No compiled kernel found.
Compiling kernels : C:\Users\admin.cache\huggingface\modules\transformers_modules\local\quantization_kernels_parallel.c
Compiling gcc -O3 -fPIC -pthread -fopenmp -std=c99 C:\Users\admin.cache\huggingface\modules\transformers_modules\local\quantization_kernels_parallel.c -shared -o C:\Users\admin.cache\huggingface\modules\transformers_modules\local\quantization_kernels_parallel.so
d:/mingw/bin/…/lib/gcc/mingw32/6.3.0/…/…/…/…/mingw32/bin/ld.exe: cannot find -lpthread
collect2.exe: error: ld returned 1 exit status
Compile failed, using default cpu kernel code.

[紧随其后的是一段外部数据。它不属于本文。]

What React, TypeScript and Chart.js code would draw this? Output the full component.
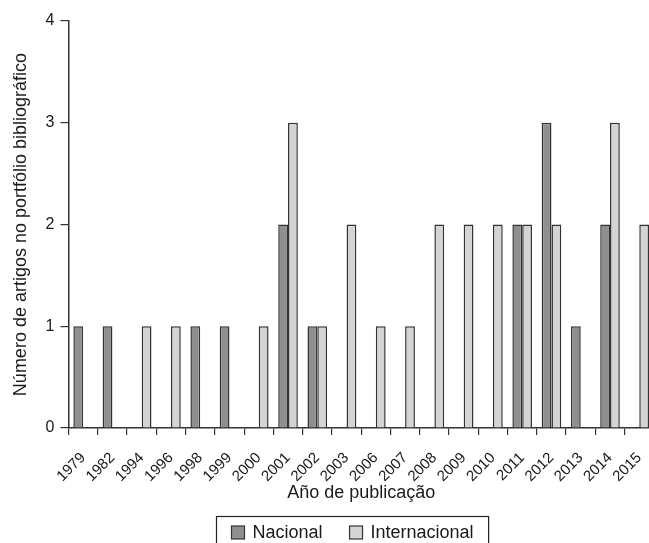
import { useEffect, useRef } from 'react';
import { Chart, registerables } from 'chart.js';

Chart.register(...registerables);

const years = ['1979', '1982', '1994', '1996', '1998', '1999', '2000', '2001', '2002', '2003', '2006', '2007', '2008', '2009', '2010', '2011', '2012', '2013', '2014', '2015'];
const nacional = [1, 1, 0, 0, 1, 1, 0, 2, 1, 0, 0, 0, 0, 0, 0, 2, 3, 1, 2, 0];
const internacional = [0, 0, 1, 1, 0, 0, 1, 3, 1, 2, 1, 1, 2, 2, 2, 2, 2, 0, 3, 2];
const yMin = 0;
const yMax = 4;
const yStep = 1;

const FONT = '"Liberation Sans", Arial, Helvetica, sans-serif';
const NAC_COLOR = '#8f8f92';
const INT_COLOR = '#d4d4d4';
const EDGE = '#333333';

const boxLegend = {
  id: 'boxLegend',
  afterDraw(chart: any) {
    const ctx = chart.ctx as CanvasRenderingContext2D;
    ctx.save();
    ctx.font = `18px ${FONT}`;
    const items = chart.data.datasets.map((ds: any) => ({ label: ds.label as string, color: ds.backgroundColor as string }));
    const box = 13;
    const gap = 8;
    const itemGap = 27;
    const padX = 15;
    const widths = items.map((it: any) => box + gap + ctx.measureText(it.label).width);
    const total = widths.reduce((a: number, b: number) => a + b, 0) + itemGap * (items.length - 1) + padX * 2;
    const cx = (chart.chartArea.left + chart.chartArea.right) / 2 - 9;
    const left = Math.round(cx - total / 2) + 0.5;
    const top = chart.height - 26.5;
    ctx.strokeStyle = '#222';
    ctx.lineWidth = 1.2;
    ctx.strokeRect(left, top, total, 60);
    let x = left + padX;
    const midY = top + 16;
    items.forEach((it: any, i: number) => {
      ctx.fillStyle = it.color;
      ctx.fillRect(x, midY - box / 2, box, box);
      ctx.strokeStyle = EDGE;
      ctx.lineWidth = 1.2;
      ctx.strokeRect(x, midY - box / 2, box, box);
      ctx.fillStyle = '#1a1a1a';
      ctx.textBaseline = 'middle';
      ctx.textAlign = 'left';
      ctx.fillText(it.label, x + box + gap, midY + 1);
      x += widths[i] + itemGap;
    });
    ctx.restore();
  },
};

export default function App() {
  const ref = useRef<HTMLCanvasElement>(null);
  useEffect(() => {
    if (!ref.current) return;
    const chart = new Chart(ref.current, {
      type: 'bar',
      data: {
        labels: years,
        datasets: [
          {
            label: 'Nacional',
            data: nacional,
            backgroundColor: NAC_COLOR,
            borderColor: EDGE,
            borderWidth: 1.5,
            borderSkipped: 'bottom',
            categoryPercentage: 0.67,
            barPercentage: 1.0,
          },
          {
            label: 'Internacional',
            data: internacional,
            backgroundColor: INT_COLOR,
            borderColor: EDGE,
            borderWidth: 1.5,
            borderSkipped: 'bottom',
            categoryPercentage: 0.67,
            barPercentage: 1.0,
          },
        ],
      },
      options: {
        responsive: false,
        animation: false,
        layout: { padding: { left: 0, right: 0, top: 21, bottom: 41 } },
        plugins: {
          legend: { display: false },
          tooltip: { enabled: false },
        },
        scales: {
          x: {
            offset: true,
            grid: { offset: true, drawOnChartArea: false, drawTicks: true, tickLength: 7, color: '#333', lineWidth: 1.2 },
            border: { display: true, color: '#333', width: 1.5 },
            ticks: {
              minRotation: 45,
              maxRotation: 45,
              autoSkip: false,
              color: '#1a1a1a',
              padding: 14,
              font: { family: FONT, size: 15 },
            },
            title: {
              display: true,
              text: 'Año de publicação',
              color: '#1a1a1a',
              font: { family: FONT, size: 18 },
              padding: { top: -17, bottom: -2 },
            },
          },
          y: {
            min: yMin,
            max: yMax,
            ticks: {
              stepSize: yStep,
              color: '#1a1a1a',
              padding: 6,
              font: { family: FONT, size: 16 },
            },
            grid: { drawOnChartArea: false, drawTicks: true, tickLength: 8, color: '#333', lineWidth: 1.2 },
            border: { display: true, color: '#333', width: 1.5 },
            title: {
              display: true,
              text: 'Número de artigos no portfólio bibliográfico',
              color: '#1a1a1a',
              font: { family: FONT, size: 18 },
              padding: { top: 10, bottom: 8 },
            },
          },
        },
      },
      plugins: [boxLegend],
    });
    return () => chart.destroy();
  }, []);
  return (
    <div style={{ position: 'fixed', left: 0, top: 0, width: 649, height: 543, overflow: 'hidden', background: '#fff' }}>
      <canvas ref={ref} width={666} height={543} style={{ width: 666, height: 543, display: 'block' }} />
    </div>
  );
}
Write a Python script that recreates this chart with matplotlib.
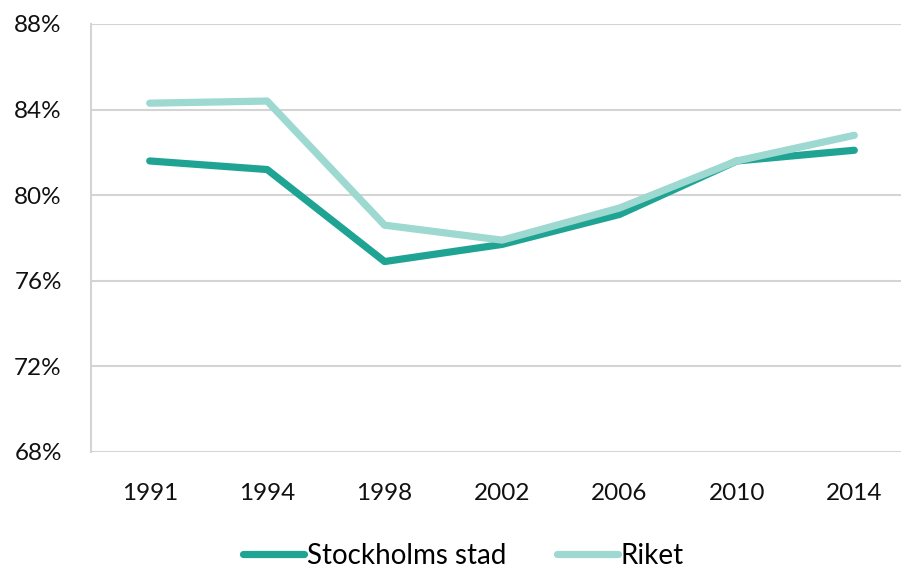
import matplotlib
matplotlib.use("Agg")
import matplotlib.pyplot as plt

years = ["1991", "1994", "1998", "2002", "2006", "2010", "2014"]
stockholm = [81.6, 81.2, 76.9, 77.7, 79.1, 81.6, 82.1]
riket = [84.3, 84.4, 78.6, 77.9, 79.4, 81.6, 82.8]
y_ticks = [68, 72, 76, 80, 84, 88]

plt.rcParams["font.family"] = ["Lato", "DejaVu Sans"]

fig = plt.figure(figsize=(9.01, 5.72), dpi=100)
# axes extend slightly beyond the right edge of the canvas
left, right = 91 / 901, 913 / 901
bottom, top = 1 - 452 / 572, 1 - 24 / 572
ax = fig.add_axes([left, bottom, right - left, top - bottom])

x = list(range(len(years)))
ax.plot(x, stockholm, color="#1fa494", lw=5.2, solid_capstyle="round",
        solid_joinstyle="round", label="Stockholms stad", zorder=3)
ax.plot(x, riket, color="#9dd8d1", lw=5.2, solid_capstyle="round",
        solid_joinstyle="round", label="Riket", zorder=4)

ax.set_xlim(-0.5, len(years) - 0.5)
ax.set_ylim(68, 88)
ax.set_yticks(y_ticks)
ax.set_yticklabels([f"{v}%" for v in y_ticks])
ax.set_xticks(x)
ax.set_xticklabels(years)
ax.tick_params(axis="both", length=0, labelsize=17.5, colors="#111111")
ax.tick_params(axis="y", pad=21)
ax.tick_params(axis="x", pad=22)

ax.grid(axis="y", color="#d4d4d4", lw=1.5, zorder=0)
for s in ["top", "right", "bottom"]:
    ax.spines[s].set_visible(False)
ax.spines["left"].set_color("#d4d4d4")
ax.spines["left"].set_linewidth(1.5)

leg = fig.legend(loc="center", bbox_to_anchor=(0.5 + 13 / 901, 1 - 556 / 572),
                 ncol=2, frameon=False, fontsize=20, handlelength=2.2,
                 handletextpad=0.1, columnspacing=1.8, borderpad=0.2)

fig.savefig("out.png", dpi=100)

Compiling gcc -O3 -fPIC -std=c99 C:\Users\admin.cache\huggingface\modules\transformers_modules\local\quantization_kernels.c -shared -o C:\Users\admin.cache\huggingface\modules\transformers_modules\local\quantization_kernels.so
Kernels compiled : C:\Users\admin.cache\huggingface\modules\transformers_modules\local\quantization_kernels.so
Cannot load cpu kernel, don’t use quantized model on cpu.
(1)手动编译,在模型path下
gcc -fPIC -pthread -fopenmp -std=c99 quantization_kernels_parallel.c -shared -o quantization_kernels_parallel.so
gcc -fPIC -pthread -fopenmp -std=c99 quantization_kernels.c -shared -o quantization_kernels.so
(2)然后在原先模型加载后手动加载一下手动编译的kernel
model = AutoModel.from_pretrained("THUDM/chatglm-6b-int4",trust_remote_code=True).float()
model = model.quantize(bits=4, kernel_file="Your Kernel Path")
还是会报编译错误,但是已经可以使用了。